Wir schauen der Umsetzung dieser bedeutenden Erklärung in den Heimatstaaten der SI gespannt entgegen.“

Der israelische Knessetabgeordnete und internationale Sekretär der israelischen Arbeiterpartei (Awoda) Hilik Bar, nannte hingegen die Entscheidung der SI laut einem Artikel der Jerusalem Post heuchlerisch und kündigte als Gegenmaßnahme die sofortige Suspendierung der Mitgliederschaft der Awoda in der SI an.

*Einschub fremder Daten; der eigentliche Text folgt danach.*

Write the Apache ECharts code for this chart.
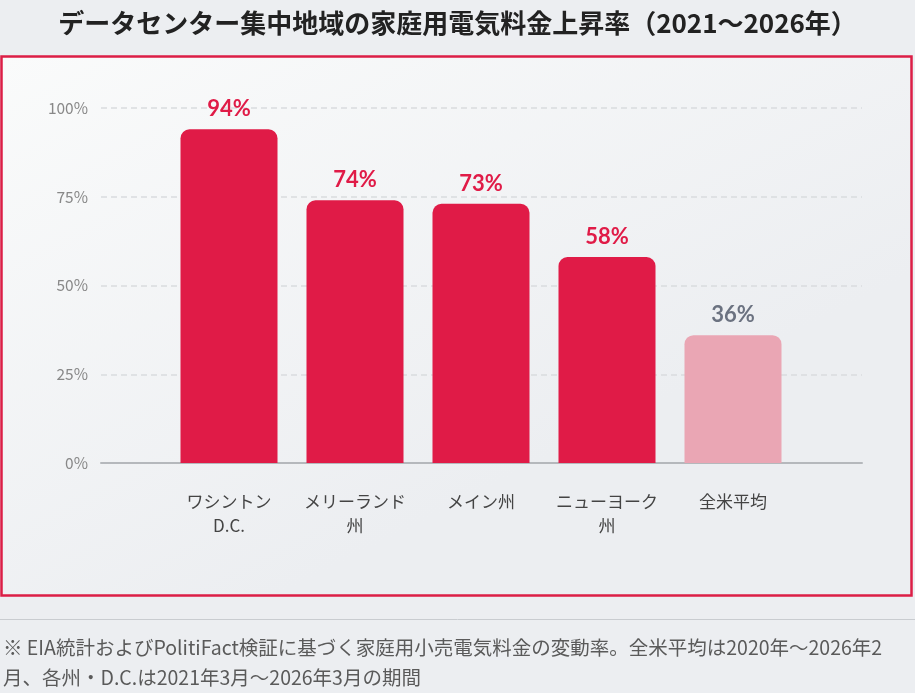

„Es ist natürlich überflüssig zu erwähnen, dass die Deklaration zur Palästinafrage einseitig, blind gegenüber den Fakten und der Realität und teiweise antisemitisch ist“, schrieb Bar in einem offiziellen Brief an die Sozialistische Internationale. „Die Sprache und die Argumente der Deklaration machen klar, dass es -bis zur Aufhebung dieses Beschlusses- keinen echten Dialog mit Ihnen oder Ihrer Organisation zu diesem Thema geben kann.“

Der Zionist und ehemalige grüne Bundestagsabgeordnete Volker Beck leitete den Jerusalem Post Artikel weiter und twitterte zur Palästina-Deklaration: „Die Sozialistische Internationale hat ihre Tradition und ihre fundamentalen Werte vergessen.“

Einordnung

In seiner klaren Sprache, der ungeschminkten Benennung der Realtität und der logischen Ableitung von BDS-Maßnahmen gegen den Staat Israel und die Profiteure von Apartheid, Besatzung und Rassismus, erscheint uns eher das Gegenteil der Fall zu sein: die Sozialistische Internationale besinnt sich ihrer Tradition und fundamentalen Werte- und was mehr ist: sie handelt entsprechend.

2013 betrieb die SPD unter Sigmar Gabriel die Aufsplitterung der Sozialistischen Internationalen, beendete die Mitgliedschaft und begründete das alternative sozialdemokratische Bündnis „Progressive Alliance“. Insofern ist die Deutschland keines der von BNC-Koordinator Mahmoud Nawajaa angesprochenen „Heimatländer“ der SI (mehr). Nichtdestotrotz sind wir gespannt darauf, wie sich dieser Meilenstein internationaler Anerkennung für BDS auch in der hiesigen Gesellschaft auswirken wird. Der Kampf für Menschenrechte kann jederzeit gerne mehr Wind in seinen Segel gebrauchen- auch und nicht zuletzt in der Sache Palästina. Und auch -und wahrlich nicht zuletzt- in Deutschland.

 

Christoph Glanz ist Antifaschist und BDS-Aktivist.